Highly touted as both a basketball and football player, Mitchell committed to the University of Oregon to play college football, picking the Ducks over a list that also included Ole Miss, Mississippi State, Alabama, Auburn, Tennessee and Cincinnati.

==College career==
As a true freshman at Oregon in 2016, Mitchell played in six games and had two receptions for nine yards. As a sophomore in 2017, he started 12 games and had 42 receptions for 517 yards and four touchdowns. As a junior in 2018, Mitchell set the school record for receiving yards in a season with 1,184 on 75 receptions and 10 touchdowns. He was named the MVP of the 2018 Redbox Bowl. After the season, Mitchell entered the 2019 NFL draft.

==Professional career==

Pre-draft measurables
| Height | Weight | Arm length | Hand span | Wingspan | 40-yard dash | 10-yard split | 20-yard split | 20-yard shuttle | Three-cone drill | Vertical jump | Broad jump | Bench press |
| 6 ft 1+1⁄4 in (1.86 m) | 197 lb (89 kg) | 31+1⁄2 in (0.80 m) | 9 in (0.23 m) | 6 ft 2+3⁄8 in (1.89 m) | 4.46 s | 1.53 s | 2.61 s | 4.29 s | 6.93 s | 36.5 in (0.93 m) | 10 ft 2 in (3.10 m) | 12 reps |
All values from NFL Combine/Pro Day

=== Minnesota Vikings ===
Mitchell was drafted in the seventh round (239th overall pick) of the 2019 NFL Draft by the Minnesota Vikings.
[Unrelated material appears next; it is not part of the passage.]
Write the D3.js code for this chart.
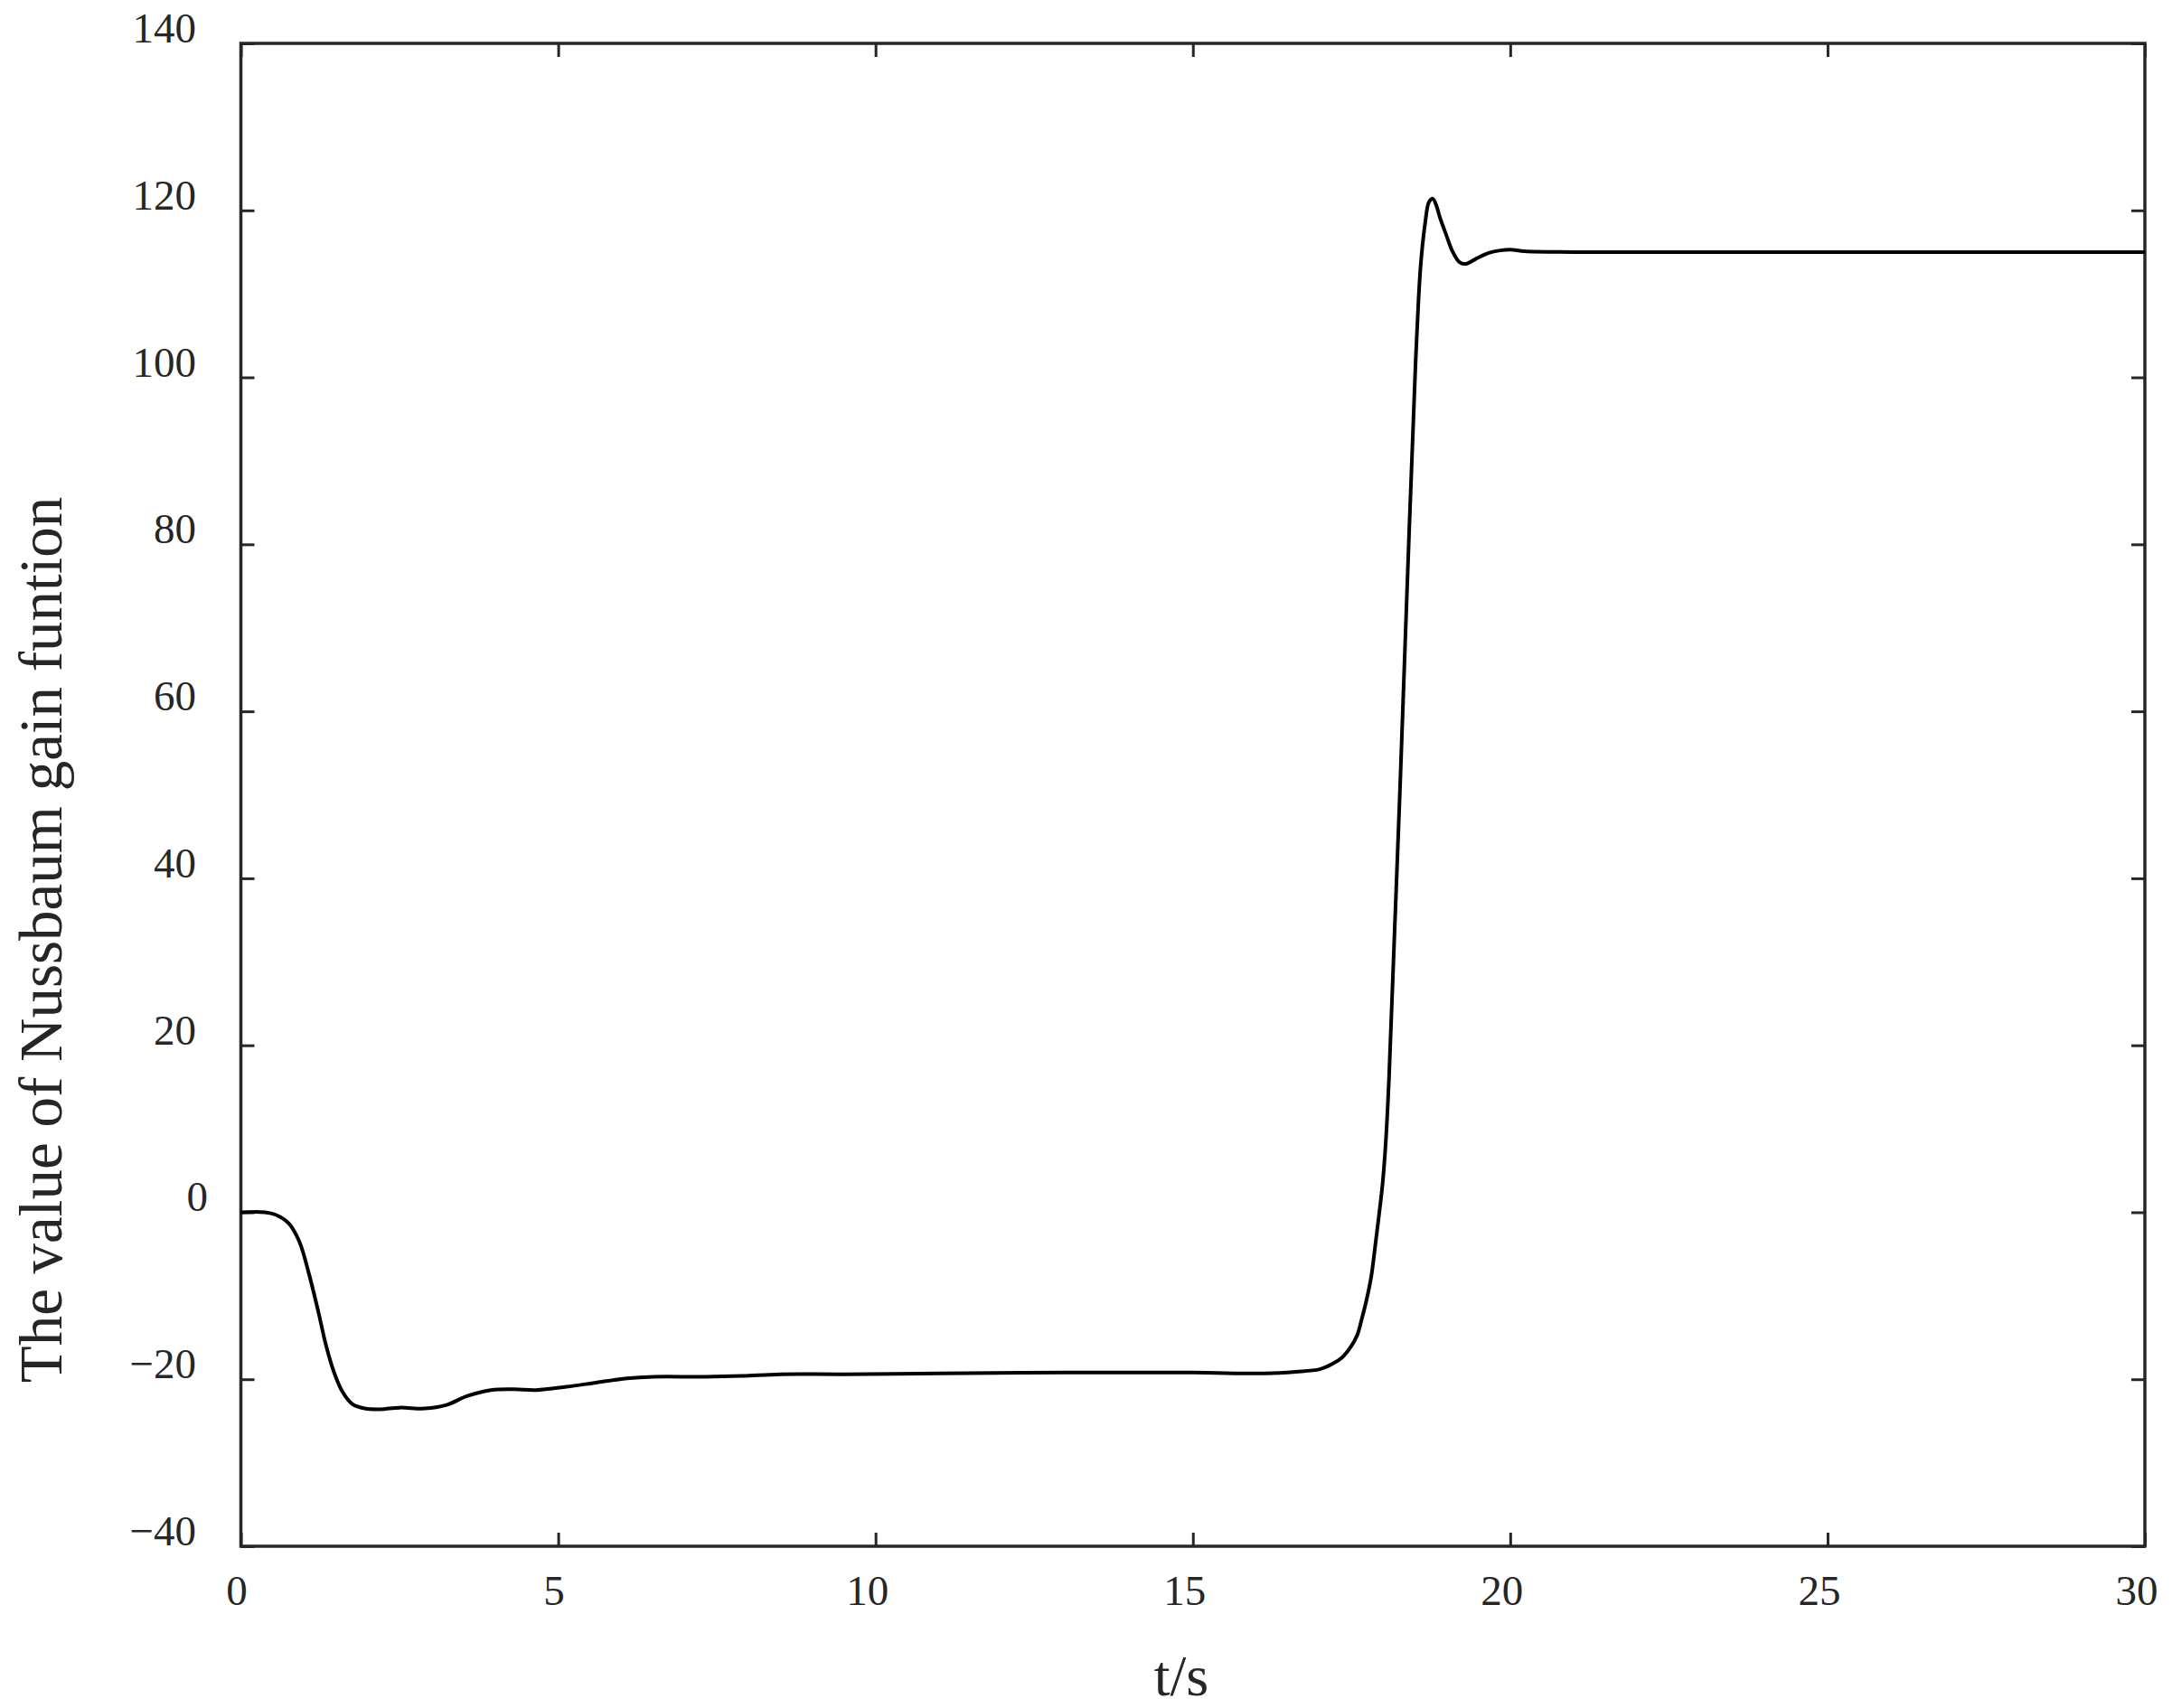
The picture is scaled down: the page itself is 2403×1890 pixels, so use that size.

He was the third Oregon player chosen in the draft and became just the second Ducks receiver drafted in the last 10 years, joining Josh Huff. He was waived on August 31, 2019, and was signed to the practice squad the next day. He signed a reserve/future contract with the Vikings on January 13, 2020, and was waived by the Vikings during final roster cuts on September 5, 2020.

=== Edmonton Elks ===
On July 29, 2022, Mitchell signed with the Edmonton Elks of the Canadian Football League (CFL). Mitchell had a strong rookie season in the CFL, finishing with 35 receptions for 637 yards and four touchdowns. On October 25, 2022, the Elks announced they had agreed on a two-year contract extension with Mitchell through the 2025 season. However, after recording 58 receptions for 727 yards and four touchdowns in 2024, he was released on January 10, 2025.

===Winnipeg Blue Bombers===
On January 13, 2025, it was announced that Mitchell had signed with the Winnipeg Blue Bombers. Mitchell became a free agent when his contract expired on February 10, 2026.

==Legal troubles==
Mitchell was arrested in November 2025 after leading law enforcement on a high-speed chase through Lawrence and Craighead counties in Arkansas.

The incident occurred on November 17, 2025, when Mitchell, driving a black Ford Mustang, was spotted traveling at 80 mph in a 55 mph zone. After a police officer attempted to pull him over, Mitchell fled, sparking a pursuit that reached speeds of up to 130 mph across multiple counties.

The Winnpeg Blue Bombers organization said that, "This morning, we learned of an incident involving Dillon Mitchell that took place last week. The Club is gathering additional information and will not be providing further comment at this time.”